Yayasan Cahaya Guru mencatat, terdapat 136 kasus kekerasan di lingkungan pendidikan sepanjang 1 Januari hingga 10 Desember 2023. Data tersebut dihimpun dari pemberitaan media massa. Total pelaku mencapai 134 orang. Sementara, korban berjumlah 339 orang di mana 19 di antaranya meninggal dunia.[5] Diprakirakan, kasus yang terjadi jauh lebih banyak, layaknya fenomena gunung es.
Tingginya angka kekerasan di sekolah menunjukkan masih adanya belenggu yang tidak memerdekakan siswa. Padahal, Ki Hadjar Dewantara (KHD) menekankan pentingnya pendidikan merdeka yang memberikan kesempatan setiap individu untuk berkembang sesuai dengan kodratnya. Pendidikan juga seyogyanya membebaskan pikiran dan membentuk karakter yang bermoral. Tujuan tersebut tidak dapat terwujud jika kekerasan masih masif di lingkungan sekolah.Â
Dalam kebanyakan kasus, anak-anak yang mendapat kekerasan lebih menderita secara mental dan mengalami penurunan fungsi otak di bagian tertentu. Anak yang mendapat kekerasan lebih mungkin melakukan tindakan negatif, seperti tingkat agresi yang tinggi, merokok, konsumsi alkohol berlebihan, penyalahgunaan obat-obatan terlarang, putus sekolah, dan terlibat hubungan seksual berisiko tinggi.[6] Oleh sebab itu, dibutuhkan upaya-upaya untuk menanggulangi kekerasan di lingkungan pendidikan.

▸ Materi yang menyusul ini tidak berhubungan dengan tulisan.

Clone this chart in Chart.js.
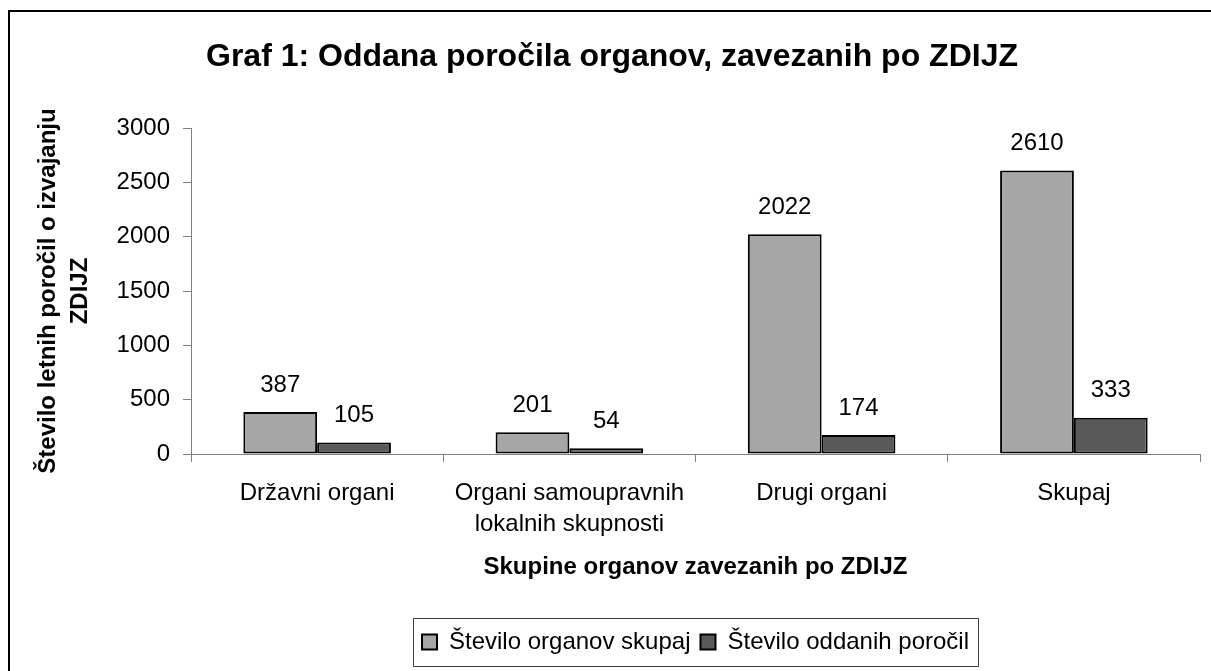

Filosofi pendidikan KHD memberikan basis yang kuat untuk menangani permasalahan tersebut. Setidaknya, ada 5 gagasan KHD yang dapat menekan kekerasan dalam dunia pendidikan yakni sistem among, nilai budaya luhur, kodrat alam, kodrat zaman, dan budi pekerti. Sistem among menekankan hubungan yang harmonis antara guru atau pamong dengan siswa atau peserta didik. Sistem among fokus pada membangun lingkungan belajar yang aman dan nyaman bagi peserta didik. Implementasi sistem among pada konteks kekerasan di sekolah dapat dilakukan di antaranya lewat pelatihan dan pembinaan dalam mengenal, mencegah, dan menanggulangi kekerasan. Selain itu, pihak sekolah diharapkan menyediakan layanan konseling untuk mengatasi masalah emosional siswa yang berpotensi memicu perilaku kekerasan.